Using philosophical and textual approaches and women and gender studies theories, Dr. Howard’s Fulbright-Nehru research project is seeking to create a conversation with the Jain advocates of women’s equality and education, Shrimad Rajchandra (1867–1901) and Virchand Gandhi (1864–1901), while studying the life and work of the female Jain activist, Mridula Sarabhai (1911–1973). Born in a distinguished family, Sarabhai adopted an austere life, defied patriarchal norms, and made heroic efforts to rehabilitate abducted Hindu, Sikh, and Muslim women in violence-stricken areas. Through archival resources, engagement with faculty and students at the International School of Jain Studies and local universities, as well as through interviews with the Sarabhai family and Jain female leaders and followers, Dr. Howard is seeking to further the questions of women’s struggle against gender bias and violence.

Lynna Dhanani

Dr. Lynna Dhanani obtained her doctorate from Yale University and joined the Department of Religious Studies at the University of California, Davis, in 2020 as an assistant professor of religious studies. She is currently working on her first major monograph, tentatively titled “Authority and Wonder: The Devotional Worlds of Hemacandra and Other Medieval Gujarati Hymn-makers”. Her research explores the confluence of interreligious polemics, philosophical debates, devotional themes, and poetics in the Sanskrit hymns of the celebrated 12th-century Svetambara Jain, Hemacandra, a court pandit to two Hindu kings of medieval Gujarat. Having dedicated herself to the study of multiple Indian religions for more than two decades, Dr. Dhanani has a wide range of interests, including Jainism, Sanskrit and Prakrit languages and literature, Indian philosophy and aesthetics, yoga, tantra, and especially South Asian religious art.

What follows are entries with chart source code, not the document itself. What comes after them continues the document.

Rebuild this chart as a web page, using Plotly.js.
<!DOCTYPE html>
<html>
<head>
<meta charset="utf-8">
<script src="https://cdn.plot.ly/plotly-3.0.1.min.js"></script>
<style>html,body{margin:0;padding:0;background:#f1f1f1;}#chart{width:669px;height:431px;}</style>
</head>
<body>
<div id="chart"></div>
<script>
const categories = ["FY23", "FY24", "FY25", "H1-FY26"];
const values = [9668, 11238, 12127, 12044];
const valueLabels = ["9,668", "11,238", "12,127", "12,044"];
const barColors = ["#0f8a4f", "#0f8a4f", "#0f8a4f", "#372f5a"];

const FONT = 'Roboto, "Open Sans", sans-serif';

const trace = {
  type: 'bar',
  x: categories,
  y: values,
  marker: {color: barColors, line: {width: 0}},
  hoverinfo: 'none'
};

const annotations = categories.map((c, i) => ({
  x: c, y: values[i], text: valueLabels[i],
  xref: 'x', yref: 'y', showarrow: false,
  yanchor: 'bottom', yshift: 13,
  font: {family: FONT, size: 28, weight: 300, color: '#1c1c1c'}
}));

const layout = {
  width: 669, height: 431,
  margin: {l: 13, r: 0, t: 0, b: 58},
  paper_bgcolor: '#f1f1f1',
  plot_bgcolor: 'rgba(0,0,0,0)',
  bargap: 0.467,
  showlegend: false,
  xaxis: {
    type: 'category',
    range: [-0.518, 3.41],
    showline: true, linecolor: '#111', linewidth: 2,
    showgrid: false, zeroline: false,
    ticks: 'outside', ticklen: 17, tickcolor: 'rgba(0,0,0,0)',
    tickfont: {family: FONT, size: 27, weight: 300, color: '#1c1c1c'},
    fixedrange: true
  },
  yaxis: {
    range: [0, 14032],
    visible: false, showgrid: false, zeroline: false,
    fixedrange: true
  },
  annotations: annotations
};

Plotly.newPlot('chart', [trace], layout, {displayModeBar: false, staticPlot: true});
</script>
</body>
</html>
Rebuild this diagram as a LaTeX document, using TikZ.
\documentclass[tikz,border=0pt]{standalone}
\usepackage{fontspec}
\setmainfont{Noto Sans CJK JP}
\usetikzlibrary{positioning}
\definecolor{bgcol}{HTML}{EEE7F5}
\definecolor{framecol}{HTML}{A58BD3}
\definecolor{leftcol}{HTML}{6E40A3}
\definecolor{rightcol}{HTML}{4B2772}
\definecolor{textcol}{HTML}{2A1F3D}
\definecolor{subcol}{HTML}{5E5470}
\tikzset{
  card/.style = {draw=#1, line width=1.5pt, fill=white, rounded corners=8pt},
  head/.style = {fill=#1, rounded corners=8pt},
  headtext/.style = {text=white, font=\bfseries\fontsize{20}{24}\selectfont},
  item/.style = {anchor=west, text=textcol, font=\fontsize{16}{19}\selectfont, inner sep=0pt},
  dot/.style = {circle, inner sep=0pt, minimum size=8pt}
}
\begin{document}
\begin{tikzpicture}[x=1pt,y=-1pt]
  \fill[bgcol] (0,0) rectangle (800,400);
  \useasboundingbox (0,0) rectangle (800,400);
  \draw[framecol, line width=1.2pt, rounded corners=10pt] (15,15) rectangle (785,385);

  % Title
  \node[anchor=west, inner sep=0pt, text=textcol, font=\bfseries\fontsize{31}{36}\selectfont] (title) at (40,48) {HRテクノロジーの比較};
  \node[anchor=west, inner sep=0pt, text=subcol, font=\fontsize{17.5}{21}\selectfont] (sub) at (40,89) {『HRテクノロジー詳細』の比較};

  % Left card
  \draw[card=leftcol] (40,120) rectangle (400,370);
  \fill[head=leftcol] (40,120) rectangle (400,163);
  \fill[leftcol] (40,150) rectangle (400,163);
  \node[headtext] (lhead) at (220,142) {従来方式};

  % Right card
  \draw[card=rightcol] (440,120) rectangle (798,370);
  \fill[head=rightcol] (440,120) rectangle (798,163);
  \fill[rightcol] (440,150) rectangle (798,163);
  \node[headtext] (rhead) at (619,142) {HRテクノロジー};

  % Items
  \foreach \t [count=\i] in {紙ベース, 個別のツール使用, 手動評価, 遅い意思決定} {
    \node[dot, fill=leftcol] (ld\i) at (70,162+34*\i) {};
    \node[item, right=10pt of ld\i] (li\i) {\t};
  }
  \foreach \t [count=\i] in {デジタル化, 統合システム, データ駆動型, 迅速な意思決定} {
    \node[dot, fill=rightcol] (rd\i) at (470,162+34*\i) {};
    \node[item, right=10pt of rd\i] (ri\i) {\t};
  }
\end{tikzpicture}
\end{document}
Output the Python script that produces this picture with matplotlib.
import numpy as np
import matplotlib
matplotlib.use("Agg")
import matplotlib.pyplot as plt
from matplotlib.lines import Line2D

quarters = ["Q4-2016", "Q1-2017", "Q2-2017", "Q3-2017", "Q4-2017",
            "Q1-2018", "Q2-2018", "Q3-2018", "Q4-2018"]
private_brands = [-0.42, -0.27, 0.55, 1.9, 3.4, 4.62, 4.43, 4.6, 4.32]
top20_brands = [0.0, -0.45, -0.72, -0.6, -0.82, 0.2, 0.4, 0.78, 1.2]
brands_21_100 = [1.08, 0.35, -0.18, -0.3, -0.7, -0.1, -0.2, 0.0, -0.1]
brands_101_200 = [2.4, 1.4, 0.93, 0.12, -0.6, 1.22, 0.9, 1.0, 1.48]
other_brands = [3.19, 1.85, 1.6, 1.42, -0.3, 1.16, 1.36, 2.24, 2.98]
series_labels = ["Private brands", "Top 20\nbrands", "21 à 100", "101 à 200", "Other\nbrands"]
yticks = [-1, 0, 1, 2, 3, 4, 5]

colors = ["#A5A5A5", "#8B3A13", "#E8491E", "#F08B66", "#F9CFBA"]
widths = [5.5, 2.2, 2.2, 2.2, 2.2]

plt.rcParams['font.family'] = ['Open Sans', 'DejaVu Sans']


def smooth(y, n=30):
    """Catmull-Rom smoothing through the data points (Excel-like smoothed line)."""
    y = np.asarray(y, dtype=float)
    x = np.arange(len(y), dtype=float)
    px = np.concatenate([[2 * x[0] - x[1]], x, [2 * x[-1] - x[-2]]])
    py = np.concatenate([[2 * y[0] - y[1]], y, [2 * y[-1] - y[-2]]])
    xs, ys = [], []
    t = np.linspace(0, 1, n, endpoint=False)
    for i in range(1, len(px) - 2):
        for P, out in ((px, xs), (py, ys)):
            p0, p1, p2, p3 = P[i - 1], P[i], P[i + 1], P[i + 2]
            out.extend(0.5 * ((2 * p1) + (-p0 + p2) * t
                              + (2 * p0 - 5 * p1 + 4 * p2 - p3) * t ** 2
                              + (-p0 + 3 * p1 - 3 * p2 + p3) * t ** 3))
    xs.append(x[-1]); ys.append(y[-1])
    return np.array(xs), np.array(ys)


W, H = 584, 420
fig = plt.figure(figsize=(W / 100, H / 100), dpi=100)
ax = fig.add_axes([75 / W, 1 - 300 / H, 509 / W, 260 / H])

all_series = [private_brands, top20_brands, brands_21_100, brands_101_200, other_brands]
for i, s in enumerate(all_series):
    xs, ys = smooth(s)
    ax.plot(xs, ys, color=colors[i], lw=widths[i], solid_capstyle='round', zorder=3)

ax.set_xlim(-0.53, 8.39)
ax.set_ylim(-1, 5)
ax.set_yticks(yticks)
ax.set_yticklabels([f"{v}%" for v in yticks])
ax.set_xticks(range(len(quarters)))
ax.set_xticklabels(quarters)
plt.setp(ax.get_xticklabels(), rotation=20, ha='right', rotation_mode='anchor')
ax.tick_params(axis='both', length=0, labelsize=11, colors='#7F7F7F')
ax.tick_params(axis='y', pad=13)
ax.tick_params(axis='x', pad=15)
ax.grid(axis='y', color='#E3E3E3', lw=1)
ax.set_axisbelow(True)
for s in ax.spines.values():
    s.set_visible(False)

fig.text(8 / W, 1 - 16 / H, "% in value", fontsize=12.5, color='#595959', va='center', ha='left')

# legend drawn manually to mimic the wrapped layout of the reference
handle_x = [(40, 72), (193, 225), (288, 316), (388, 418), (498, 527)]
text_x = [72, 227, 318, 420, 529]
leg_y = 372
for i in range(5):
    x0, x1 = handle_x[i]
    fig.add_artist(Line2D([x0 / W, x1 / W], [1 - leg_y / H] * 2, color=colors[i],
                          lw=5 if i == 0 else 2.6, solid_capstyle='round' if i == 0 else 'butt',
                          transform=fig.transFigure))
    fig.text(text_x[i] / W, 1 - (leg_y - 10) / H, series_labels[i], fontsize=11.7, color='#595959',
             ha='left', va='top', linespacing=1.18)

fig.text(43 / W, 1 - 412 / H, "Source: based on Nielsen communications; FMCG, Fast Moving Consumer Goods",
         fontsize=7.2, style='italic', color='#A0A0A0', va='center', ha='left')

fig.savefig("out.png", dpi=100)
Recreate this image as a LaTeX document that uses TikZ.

In 2023, she co-curated an exhibition at the UCLA Fowler Museum called “Visualizing Devotion: Jain Embroidered Shrine Hangings”, and is currently a co-author for the exhibition book. As a recipient of the Neubauer Collegium Visiting Fellowship (2022–23) and as part of the “Entanglements of Indian Pasts” project, she has shared her work on the great 20th-century Jain scholar Muni Jambuvijaya and his manuscript preservation projects. In 2022, she was the main organizer of the field-defining conference “Beyond Boundaries: In Honor of John E. Cort”, which brought together numerous scholars in honor of Dr. Cort, a prolific scholar in the fields of Jain and South Asian studies.

Dr. Dhanani’s Fulbright-Nehru project is exploring the diversity of Jain hymns produced in Sanskrit, Prakrit, and Apabhramsha languages in 11th–13th century Gujarat by the polymath Hemacandra and his contemporaries; the objective is to understand better their perceptions of the broader religious and intellectual worlds in which they flourished and their relationship with religious centers and the royal courts. In this context, she is exploring several libraries across north-west India and engaging local scholars, Jain communities, and Indian institutions in order to collect and analyze these hymns. This work will inform her first book manuscript as well as other publications.